_WHAT IS EXPECTED_
Find every line in the records below that contains the word "this", and copy each such line.
+ + + + + + +
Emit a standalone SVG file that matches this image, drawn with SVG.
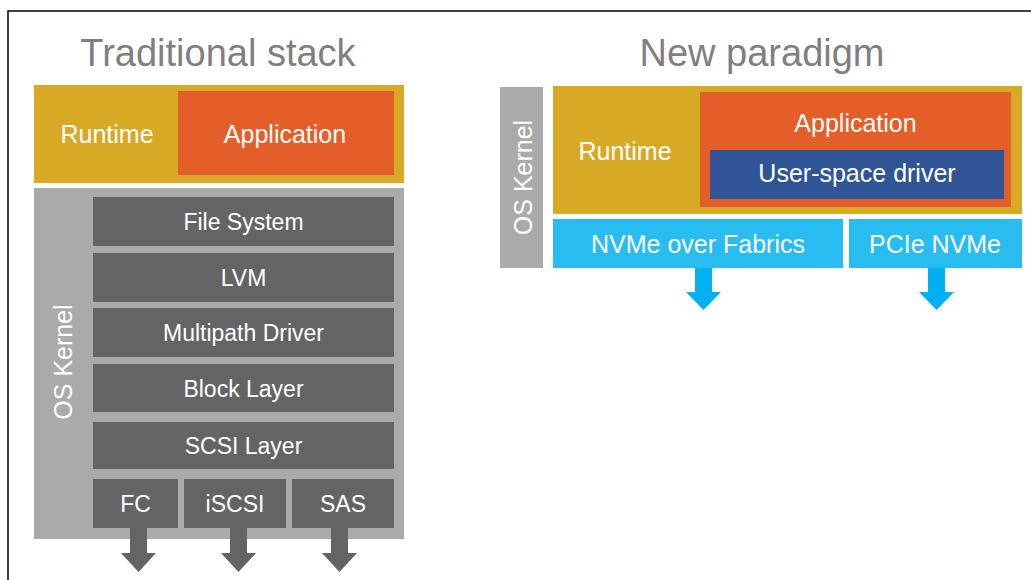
<svg xmlns="http://www.w3.org/2000/svg" width="1031" height="580" viewBox="0 0 1031 580">
<style>
text{font-family:"Liberation Sans",Arial,sans-serif;text-anchor:middle;fill:#ffffff}
.title{font-size:38px;fill:#7f7f7f}
.big{font-size:25px}
.lay{font-size:23px}
.gold{fill:#d8a924}
.app{fill:#e35e29}
.kern{fill:#aaaaaa}
.dark{fill:#646464}
.usd{fill:#2f5597}
.nv{fill:#29bcf0}
.ga{fill:#646464}
.ba{fill:#00b0f0}
</style>
<rect x="8" y="11" width="1040" height="600" fill="#ffffff" stroke="#000000" stroke-width="1.5"/>
<text class="title" x="218" y="66">Traditional stack</text>
<text class="title" x="762" y="66">New paradigm</text>

<g id="left-runtime">
<rect class="gold" x="34" y="85" width="370" height="98"/>
<text class="big" x="107" y="143">Runtime</text>
</g>
<g id="left-application">
<rect class="app" x="178" y="91" width="216" height="84"/>
<text class="big" x="285" y="143">Application</text>
</g>
<g id="left-kernel">
<rect class="kern" x="34" y="188" width="370" height="351"/>
<text class="big" transform="translate(72 362) rotate(-90)" x="0" y="0">OS Kernel</text>
</g>
<g id="file-system">
<rect class="dark" x="93" y="197" width="301" height="49"/>
<text class="lay" x="243.5" y="230">File System</text>
</g>
<g id="lvm">
<rect class="dark" x="93" y="253" width="301" height="49"/>
<text class="lay" x="243.5" y="286">LVM</text>
</g>
<g id="multipath">
<rect class="dark" x="93" y="308" width="301" height="49"/>
<text class="lay" x="243.5" y="341">Multipath Driver</text>
</g>
<g id="block">
<rect class="dark" x="93" y="364" width="301" height="48"/>
<text class="lay" x="243.5" y="397">Block Layer</text>
</g>
<g id="scsi">
<rect class="dark" x="93" y="422" width="301" height="47"/>
<text class="lay" x="243.5" y="454">SCSI Layer</text>
</g>
<g id="fc">
<rect class="dark" x="93" y="479" width="85" height="49"/>
<text class="lay" x="135.5" y="512">FC</text>
</g>
<g id="iscsi">
<rect class="dark" x="184" y="479" width="102" height="49"/>
<text class="lay" x="235" y="512">iSCSI</text>
</g>
<g id="sas">
<rect class="dark" x="292" y="479" width="102" height="49"/>
<text class="lay" x="343" y="512">SAS</text>
</g>

<g id="right-kernel">
<rect class="kern" x="500" y="87" width="43" height="181"/>
<text class="big" transform="translate(531.5 177.5) rotate(-90)" x="0" y="0">OS Kernel</text>
</g>
<g id="right-runtime">
<rect class="gold" x="553" y="86" width="469" height="128"/>
<text class="big" x="625" y="160">Runtime</text>
</g>
<g id="right-application">
<rect class="app" x="700" y="92" width="311" height="115"/>
<text class="big" x="855.5" y="132">Application</text>
</g>
<g id="user-space-driver">
<rect class="usd" x="710" y="150" width="294" height="49"/>
<text class="big" x="857" y="182">User-space driver</text>
</g>
<g id="nvme-of">
<rect class="nv" x="553" y="219" width="290" height="49"/>
<text class="big" x="698" y="253">NVMe over Fabrics</text>
</g>
<g id="pcie-nvme">
<rect class="nv" x="849" y="219" width="173" height="49"/>
<text class="big" x="935" y="253">PCIe NVMe</text>
</g>

<g id="connectors">
<polygon class="ga" points="130,528 147,528 147,553 156,553 138.5,572 121,553 130,553"/>
<polygon class="ga" points="230,528 247,528 247,553 256,553 238.5,572 221,553 230,553"/>
<polygon class="ga" points="331,528 348,528 348,553 357,553 339.5,572 322,553 331,553"/>
<polygon class="ba" points="695,268 712,268 712,292 721,292 703.5,310 686,292 695,292"/>
<polygon class="ba" points="928,268 945,268 945,292 954,292 936.5,310 919,292 928,292"/>
</g>
</svg>
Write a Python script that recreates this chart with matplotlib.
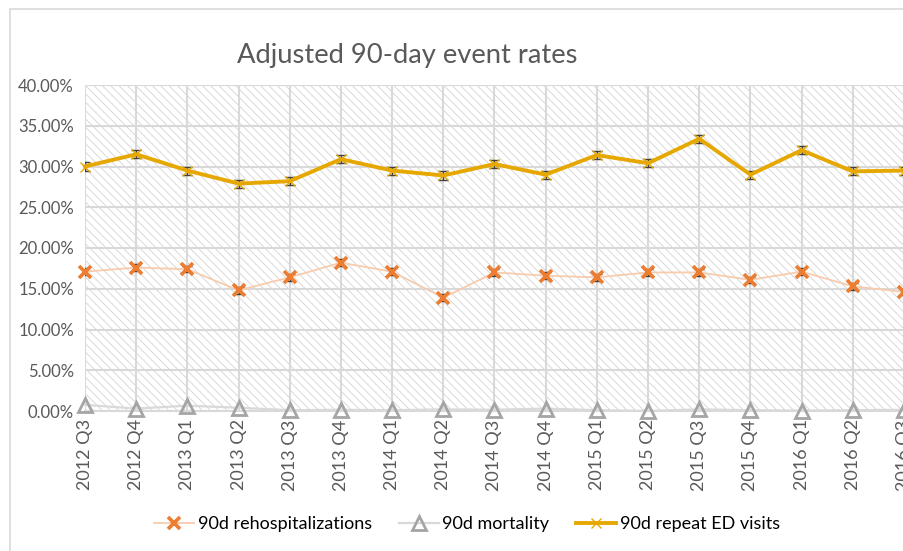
import numpy as np
import matplotlib.pyplot as plt
from matplotlib.patches import Rectangle
from matplotlib.ticker import FuncFormatter

plt.rcParams['font.family'] = ['Lato', 'DejaVu Sans']
plt.rcParams['hatch.linewidth'] = 0.6

# data
quarters = ['2012 Q3', '2012 Q4', '2013 Q1', '2013 Q2', '2013 Q3', '2013 Q4',
            '2014 Q1', '2014 Q2', '2014 Q3', '2014 Q4', '2015 Q1', '2015 Q2',
            '2015 Q3', '2015 Q4', '2016 Q1', '2016 Q2', '2016 Q3']
rehosp = [17.1, 17.6, 17.4, 14.8, 16.4, 18.2, 17.1, 13.9, 17.0, 16.6,
          16.4, 17.0, 17.0, 16.1, 17.1, 15.3, 14.6]
rehosp_err = [0.4, 0.4, 0.4, 0.4, 0.4, 0.4, 0.4, 0.4, 0.4, 0.4,
              0.4, 0.4, 0.4, 0.4, 0.4, 0.4, 0.4]
mortality = [0.75, 0.3, 0.65, 0.4, 0.1, 0.15, 0.1, 0.2, 0.15, 0.3,
             0.1, 0.0, 0.2, 0.1, 0.05, 0.1, 0.15]
ed_visits = [30.0, 31.5, 29.5, 27.9, 28.2, 30.9, 29.5, 28.9, 30.3, 29.0,
             31.4, 30.4, 33.4, 29.0, 32.0, 29.4, 29.5]
ed_err = [0.5, 0.5, 0.5, 0.5, 0.5, 0.5, 0.5, 0.5, 0.5, 0.5,
          0.5, 0.5, 0.5, 0.5, 0.5, 0.5, 0.5]

grid_c = '#D9D9D9'
text_c = '#595959'

fig = plt.figure(figsize=(9.04, 5.51), dpi=100)
# outer chart border (cropped on the right and bottom)
fig.patches.append(Rectangle((10 / 904, -0.1), 1.2, 1 - 9 / 551 + 0.1,
                             transform=fig.transFigure, fill=False,
                             edgecolor=grid_c, lw=1.2))

ax = fig.add_axes([85 / 904, 1 - 411 / 551, 1 - 85 / 904, 326 / 551])
x = np.arange(len(quarters))

# hatched plot-area background
ax.add_patch(Rectangle((0, 0), 1, 1, transform=ax.transAxes, facecolor='white',
                       edgecolor='#D3D3D3', hatch='\\\\\\\\', lw=0, zorder=0))

ax.errorbar(x, ed_visits, yerr=ed_err, fmt='none', ecolor='#404040',
            elinewidth=1, capsize=3.5, capthick=1, zorder=3)
ax.errorbar(x, rehosp, yerr=rehosp_err, fmt='none', ecolor='#404040',
            elinewidth=1, capsize=3.5, capthick=1, zorder=3)

ax.plot(x, rehosp, color='#F8CBAD', lw=1.3, marker='x', ms=8, mew=2.6,
        mec='#ED7D31', label='90d rehospitalizations', zorder=4, clip_on=False)
ax.plot(x, mortality, color=grid_c, lw=1.6, marker='^', ms=9.5, mew=2,
        mec='#A5A5A5', mfc='none', label='90d mortality', zorder=4, clip_on=False)
ax.plot(x, ed_visits, color='#E6A800', lw=2.8, marker='x', ms=7, mew=1,
        mec='#E6A800', label='90d repeat ED visits', zorder=4, clip_on=False)

ax.set_xlim(0, 16)
ax.set_ylim(0, 40)
ax.set_yticks(np.arange(0, 41, 5))
ax.yaxis.set_major_formatter(FuncFormatter(lambda v, p: f'{v:.2f}%'))
ax.set_xticks(x)
ax.set_xticklabels(quarters, rotation=90)
ax.tick_params(length=0, colors=text_c)
ax.tick_params(axis='y', labelsize=12, pad=8)
ax.tick_params(axis='x', labelsize=13, pad=6)
ax.grid(True, color=grid_c, lw=1.5, zorder=1)
ax.set_axisbelow(True)
for s in ['top', 'right', 'left']:
    ax.spines[s].set_visible(False)
ax.spines['bottom'].set_color(grid_c)
ax.spines['bottom'].set_linewidth(1.5)

fig.text(407 / 904, 1 - 55 / 551, 'Adjusted 90-day event rates', ha='center',
         va='center', fontsize=19.7, color=text_c)

fig.legend(loc='center', bbox_to_anchor=(467 / 904, 1 - 524 / 551), ncol=3,
           frameon=False, fontsize=13, labelcolor='black', handlelength=2.2,
           columnspacing=1.5, handletextpad=0.2)

fig.savefig('out.png', dpi=100)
+ + + + + + +
_ANSWER FOR THE TASK_
Emit a standalone SVG file that matches this image, drawn with SVG.
Write a Python script that recreates this chart with matplotlib.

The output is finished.